West Bromwich Albion 1 Ipswich Town 3
Hoist high the Suffolk ensign - Ipswich justly celebrate after deservedly reaching their first Cup final in a pulsating match against West Bromwich Albion at Highbury. Semi-finals are often scrappy affairs, but not this one - it was blessed by tension, skill and high drama from the start.
Two early goals by Talbot and Mills provided Ipswich with the precious foundations from which they would secure their first ever trip to Wembley against Arsenal; yet they were made to run and fight all the way by a tenacious Albion side who refused to die in the face of defeat.

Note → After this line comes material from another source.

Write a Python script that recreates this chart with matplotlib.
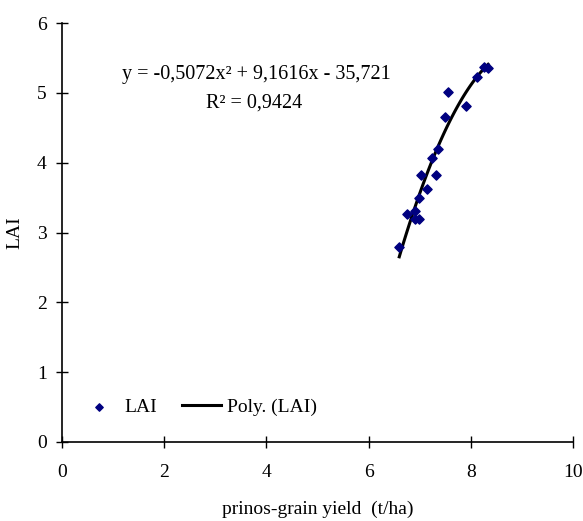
import numpy as np
import matplotlib.pyplot as plt

plt.rcParams['font.family'] = ['Liberation Serif', 'DejaVu Serif']

# grain yield (t/ha) vs LAI
yield_t = [6.60, 6.75, 6.91, 6.91, 6.99, 6.99, 7.14, 7.02, 7.31, 7.24, 7.35,
           7.50, 7.55, 7.91, 8.12, 8.26, 8.34]
lai = [2.79, 3.26, 3.31, 3.20, 3.20, 3.49, 3.63, 3.83, 3.83, 4.06, 4.20,
       4.66, 5.01, 4.81, 5.22, 5.37, 5.36]

# trendline as printed on the chart
coef = [-0.5072, 9.1616, -35.721]

fig = plt.figure(figsize=(5.83, 5.21), dpi=100)
ax = fig.add_axes([62/583, 1 - 442/521, (573-62)/583, (442-23)/521])

ax.scatter(yield_t, lai, marker='D', s=22, color='#000080', label='LAI', zorder=3)
xs = np.linspace(min(yield_t), max(yield_t), 100)
ax.plot(xs, np.polyval(coef, xs), color='black', lw=2.2, label='Poly. (LAI)', zorder=2)

ax.set_xlim(0, 10)
ax.set_ylim(0, 6)
ax.set_xticks(range(0, 11, 2))
ax.set_yticks(range(0, 7))
ax.spines['top'].set_visible(False)
ax.spines['right'].set_visible(False)
ax.spines['left'].set_linewidth(1.2)
ax.spines['bottom'].set_linewidth(1.2)
ax.tick_params(direction='inout', length=8, width=1, labelsize=14)
ax.tick_params(axis='x', pad=12)
ax.tick_params(axis='y', pad=7)

ax.set_xlabel('prinos-grain yield  (t/ha)', fontsize=14, labelpad=14)
ax.set_ylabel('LAI', fontsize=14, labelpad=10)

ax.text(3.8, 5.26, 'y = -0,5072x² + 9,1616x - 35,721', fontsize=14.5, ha='center', va='center')
ax.text(3.75, 4.86, 'R² = 0,9424', fontsize=14.5, ha='center', va='center')

ax.legend(loc='lower left', bbox_to_anchor=(0.0, 0.02), ncol=2, frameon=False,
          fontsize=14, handlelength=2.0, columnspacing=1.3, handletextpad=0.3,
          markerscale=0.8)

fig.savefig('out.png', dpi=100)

In the 76th minute, Albion climbed back into the game through a penalty by Tony Brown. It was not until the close of play that Wark sealed victory for Ipswich and made a great blue bank of Ipswich fans behind the goal explode with joy and relief.
A match, then, which had everything and much more. Ipswich surprised Albion from the beginning with their clever appreciation of open space and viperish zeal when it came to counter attacking.
The first drama occurred in the 12th minute when Ipswich took the lead, but lost a scorer. Mills sent a free kick to Mariner; Woods took up possession and sent Mills galloping clear on the left. When the centre came over, Talbot hurled himself forward and sent a violent header in off the cross bar.
He collided heavily with Wile in the process and both players retired, blood pouring down Talbot's shirt from a head wound which required three stitches. Talbot never returned, Lambert making a trusty replacement up front, with Osborne moving back to patrol the midfield.
Wile returned to soldier on, his stained bandage around his head making him look like a trench veteran. When Cunningham finally took his place in the second half, Wile retired reluctantly, having performed bravely in the line of duty.
Albion's chances of reaching their 12th Cup final became even more obscure when Mills got hold of a deflection by Regis, following Lambert's corner in the 20th minute, to score a second.
The scoring threat of Regis and the pace of Johnston were effectively contained through some heroic defending by the Ipswich back four in which Hunter and Beattie were outstanding.
But with Tony Brown finding the energy of a 20-year-old, Albion found their way back. Two efforts by Alistair Brown were near enough in the second half and finally Tony Brown scored with a penalty after Hunter had brought down Regis.
The tension in the last quarter of an hour in the Ipswich trainer's box must have been as hot as a summer greenhouse, but Bobby Robson's team held on to weather the storm.
Martin, who had been pulled back into defence, was sent off near the end for a foul on Woods because he had been booked earlier by Referee Clive Thomas along with Mills and Robertson.
Victory was finally confirmed when Wark ran into to beat Godden with a right old thumping header from a Woods corner. Talbot was there to see the goal after spending most of the match lying on his back in the dressing room. It must have done wonders for his blurred vision.